Task directions | Output the material word for word. Leave each picture out.

Given information |
════════════════════
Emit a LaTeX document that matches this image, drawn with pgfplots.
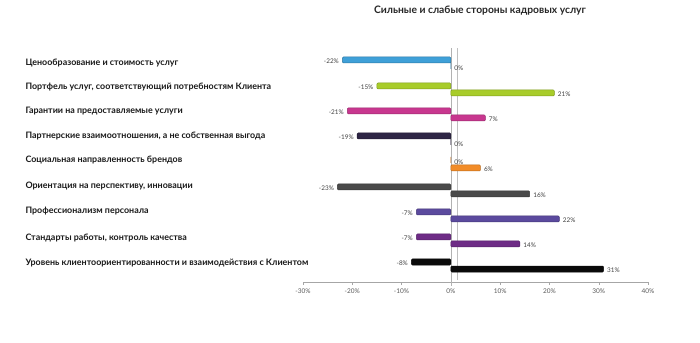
\documentclass[border=0pt]{standalone}
\usepackage{fontspec}
\setmainfont{Lato}
\usepackage{pgfplots}
\pgfplotsset{compat=1.18}
\definecolor{c1}{HTML}{3FA0D8}
\definecolor{c2}{HTML}{A8CC2A}
\definecolor{c3}{HTML}{C8378F}
\definecolor{c4}{HTML}{2D2444}
\definecolor{c5}{HTML}{F28C28}
\definecolor{c6}{HTML}{4A4A4A}
\definecolor{c7}{HTML}{5B4A9E}
\definecolor{c8}{HTML}{6E2C86}
\definecolor{c9}{HTML}{0A0A0A}
\pgfplotsset{mybar/.style={xbar, bar width=6pt, bar shift=0pt, line width=0.5pt,
  rounded corners=1pt,
  point meta=x,
  nodes near coords={\pgfmathprintnumber{\pgfplotspointmeta}\%},
  nodes near coords align={horizontal},
  every node near coord/.append style={font=\fontsize{6.4}{7}\selectfont, text=black!75, yshift=-1.5pt}}}
\begin{document}
\begin{tikzpicture}
\path[use as bounding box] (-303pt,-60pt) rectangle (397pt,282pt);
\begin{axis}[
  at={(0,0)}, anchor=south west,
  width=345pt, height=232pt, scale only axis,
  xmin=-30, xmax=40, ymin=60, ymax=292,
  axis x line*=bottom, axis y line*=left,
  y axis line style={draw=none},
  x axis line style={draw=gray!70},
  xtick={-30,-20,...,40},
  xticklabels={-30\%,-20\%,-10\%,0\%,10\%,20\%,30\%,40\%},
  xticklabel style={font=\fontsize{6.5}{7}\selectfont, text=black!65},
  x tick style={draw=gray!70},
  tick align=outside, major tick length=3pt,
  ytick={279,255,231,206,182,156,131,104,79},
  yticklabels={Ценообразование и стоимость услуг,
    {Портфель услуг, соответствующий потребностям Клиента},
    Гарантии на предоставляемые услуги,
    {Партнерские взаимоотношения, а не собственная выгода},
    Социальная направленность брендов,
    {Ориентация на перспективу, инновации},
    Профессионализм персонала,
    {Стандарты работы, контроль качества},
    Уровень клиентоориентированности и взаимодействия с Клиентом},
  yticklabel style={anchor=west, xshift=-278pt, font=\fontsize{8.9}{10}\selectfont\bfseries, text=black!90},
  y tick style={draw=none},
  title={Сильные и слабые стороны кадровых услуг},
  title style={at={(0.513,1)}, anchor=center, yshift=33pt, font=\fontsize{10.3}{12}\selectfont\bfseries, text=black!85},
  clip=false,
  /pgf/number format/assume math mode=true,
]
\addplot[draw=gray!60, line width=0.6pt, mark=none, forget plot] coordinates {(0,56) (0,294)};
\addplot[draw=gray!50, line width=0.6pt, mark=none, forget plot] coordinates {(1.3,62) (1.3,294)};
\addplot[mybar, fill=c1, draw=c1!75!black] coordinates {(-22,282) (0,275)};
\addplot[mybar, fill=c2, draw=c2!75!black] coordinates {(-15,256) (21,249)};
\addplot[mybar, fill=c3, draw=c3!75!black] coordinates {(-21,231) (7,224)};
\addplot[mybar, fill=c4, draw=c4!75!black] coordinates {(-19,206) (0,199)};
\addplot[mybar, fill=c5, draw=c5!75!black] coordinates {(0,181) (6,174)};
\addplot[mybar, fill=c6, draw=c6!75!black] coordinates {(-23,155) (16,148)};
\addplot[mybar, fill=c7, draw=c7!75!black] coordinates {(-7,130) (22,123)};
\addplot[mybar, fill=c8, draw=c8!75!black] coordinates {(-7,105) (14,98)};
\addplot[mybar, fill=c9, draw=c9] coordinates {(-8,80) (31,73)};
\end{axis}
\end{tikzpicture}
\end{document}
════════════════════
The response |
Emit a LaTeX document that matches this image, drawn with pgfplots.
\documentclass[border=0pt]{standalone}
\usepackage{fontspec}
\setmainfont{Lato}
\usepackage{pgfplots}
\pgfplotsset{compat=1.18}
\definecolor{c1}{HTML}{3FA0D8}
\definecolor{c2}{HTML}{A8CC2A}
\definecolor{c3}{HTML}{C8378F}
\definecolor{c4}{HTML}{2D2444}
\definecolor{c5}{HTML}{F28C28}
\definecolor{c6}{HTML}{4A4A4A}
\definecolor{c7}{HTML}{5B4A9E}
\definecolor{c8}{HTML}{6E2C86}
\definecolor{c9}{HTML}{0A0A0A}
\pgfplotsset{mybar/.style={xbar, bar width=6pt, bar shift=0pt, line width=0.5pt,
  rounded corners=1pt,
  point meta=x,
  nodes near coords={\pgfmathprintnumber{\pgfplotspointmeta}\%},
  nodes near coords align={horizontal},
  every node near coord/.append style={font=\fontsize{6.4}{7}\selectfont, text=black!75, yshift=-1.5pt}}}
\begin{document}
\begin{tikzpicture}
\path[use as bounding box] (-303pt,-60pt) rectangle (397pt,282pt);
\begin{axis}[
  at={(0,0)}, anchor=south west,
  width=345pt, height=232pt, scale only axis,
  xmin=-30, xmax=40, ymin=60, ymax=292,
  axis x line*=bottom, axis y line*=left,
  y axis line style={draw=none},
  x axis line style={draw=gray!70},
  xtick={-30,-20,...,40},
  xticklabels={-30\%,-20\%,-10\%,0\%,10\%,20\%,30\%,40\%},
  xticklabel style={font=\fontsize{6.5}{7}\selectfont, text=black!65},
  x tick style={draw=gray!70},
  tick align=outside, major tick length=3pt,
  ytick={279,255,231,206,182,156,131,104,79},
  yticklabels={Ценообразование и стоимость услуг,
    {Портфель услуг, соответствующий потребностям Клиента},
    Гарантии на предоставляемые услуги,
    {Партнерские взаимоотношения, а не собственная выгода},
    Социальная направленность брендов,
    {Ориентация на перспективу, инновации},
    Профессионализм персонала,
    {Стандарты работы, контроль качества},
    Уровень клиентоориентированности и взаимодействия с Клиентом},
  yticklabel style={anchor=west, xshift=-278pt, font=\fontsize{8.9}{10}\selectfont\bfseries, text=black!90},
  y tick style={draw=none},
  title={Сильные и слабые стороны кадровых услуг},
  title style={at={(0.513,1)}, anchor=center, yshift=33pt, font=\fontsize{10.3}{12}\selectfont\bfseries, text=black!85},
  clip=false,
  /pgf/number format/assume math mode=true,
]
\addplot[draw=gray!60, line width=0.6pt, mark=none, forget plot] coordinates {(0,56) (0,294)};
\addplot[draw=gray!50, line width=0.6pt, mark=none, forget plot] coordinates {(1.3,62) (1.3,294)};
\addplot[mybar, fill=c1, draw=c1!75!black] coordinates {(-22,282) (0,275)};
\addplot[mybar, fill=c2, draw=c2!75!black] coordinates {(-15,256) (21,249)};
\addplot[mybar, fill=c3, draw=c3!75!black] coordinates {(-21,231) (7,224)};
\addplot[mybar, fill=c4, draw=c4!75!black] coordinates {(-19,206) (0,199)};
\addplot[mybar, fill=c5, draw=c5!75!black] coordinates {(0,181) (6,174)};
\addplot[mybar, fill=c6, draw=c6!75!black] coordinates {(-23,155) (16,148)};
\addplot[mybar, fill=c7, draw=c7!75!black] coordinates {(-7,130) (22,123)};
\addplot[mybar, fill=c8, draw=c8!75!black] coordinates {(-7,105) (14,98)};
\addplot[mybar, fill=c9, draw=c9] coordinates {(-8,80) (31,73)};
\end{axis}
\end{tikzpicture}
\end{document}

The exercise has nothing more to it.